Other pieces that came out of that were:

The experiment at the Battersea Arts Centre was just that - an experiment. It was a small first step towards figuring out how artists and journalists could collaborate effectively. But what it led to was the discovery that we weren’t alone, and that there were lots of people in both theatre and journalism who are interested in exploring this in-between space.

So at the end of last year I flew down to Johannesburg, in South Africa, for a project funded by the Open Societies Foundation. It was structured very similarly to what we did at the Battersea Arts Centre: It paired up investigative journalists with local artists to create new works that reached audiences who would not normally either buy a newspaper, or buy a ticket to go into a theatre.

This is the De Balie culture centre in Amsterdam, where for the last few months they have been conducting a very interesting experiment in live journalism, and asking the question of what it means to bring an investigation and reporting into a topic into a space over a period of several months.

They are using theatre and performance to not just convey an emotional understanding, but also to create a space for dialogue between people on different sides of an issue. In this project, the facts are the jumping-off point to explore both the stories and the system.

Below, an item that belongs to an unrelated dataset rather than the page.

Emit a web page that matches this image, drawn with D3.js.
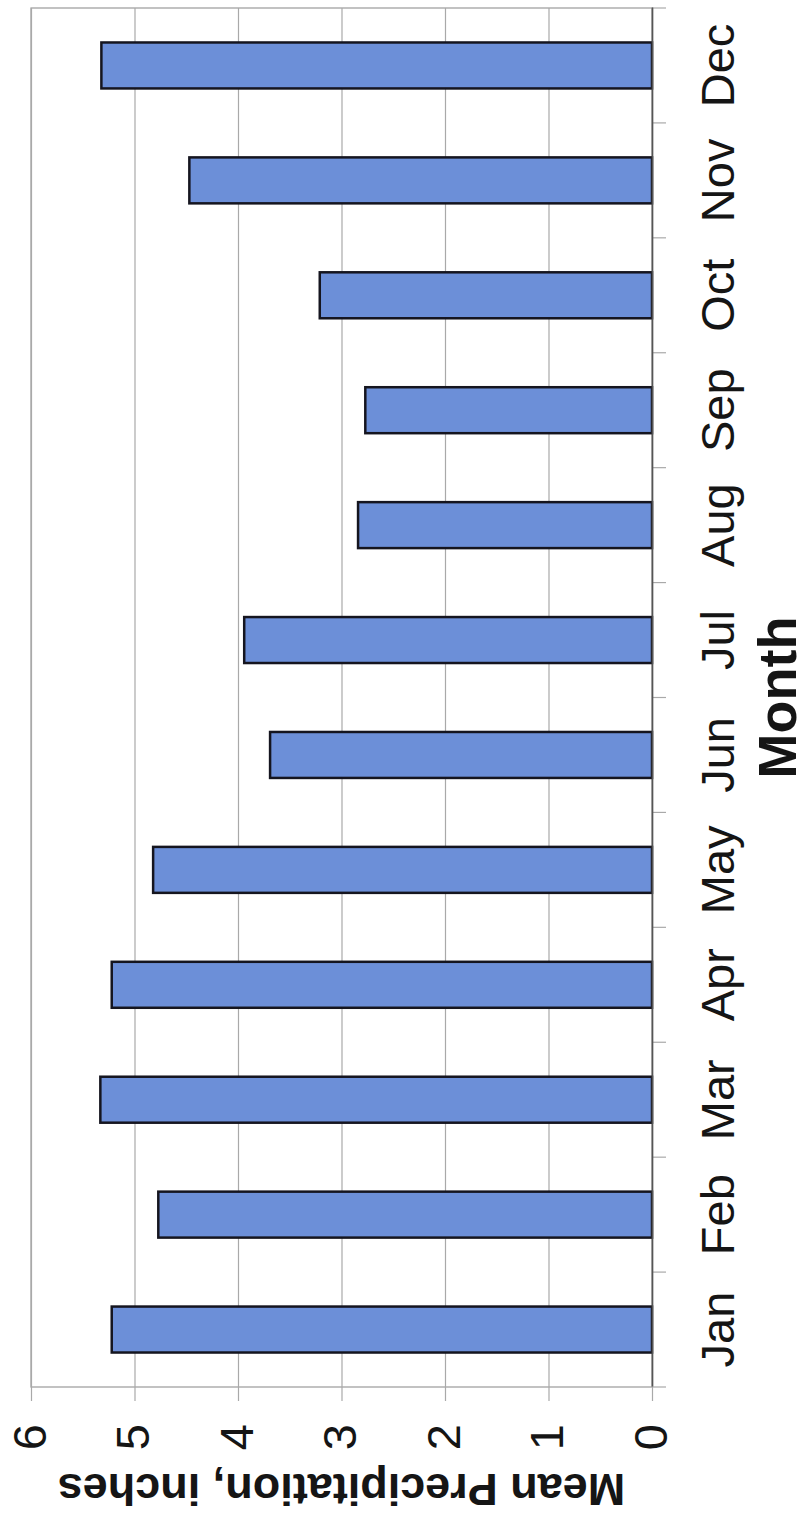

I’m proud to be a nerd, and a news nerd, because it gives me optimism and enthusiasm about how journalism can grow and thrive at a time when there is a lot of doom and gloom about our industry. So, to close, I’d like to tell you about some of the future possibilities and interdisciplinary spaces that I’m excited to explore next.

As more news organisations become subscription- and membership-based, what can we learn from sports teams and churches about growing and nurturing a following?

What can we learn from Instagram influencers, and fashion designers, about how our work helps shape people’s sense of self image, self identity and self worth?

As we design our news apps and news sites, what can we learn from museum curators about how to create spaces for serendipity, learning and delight?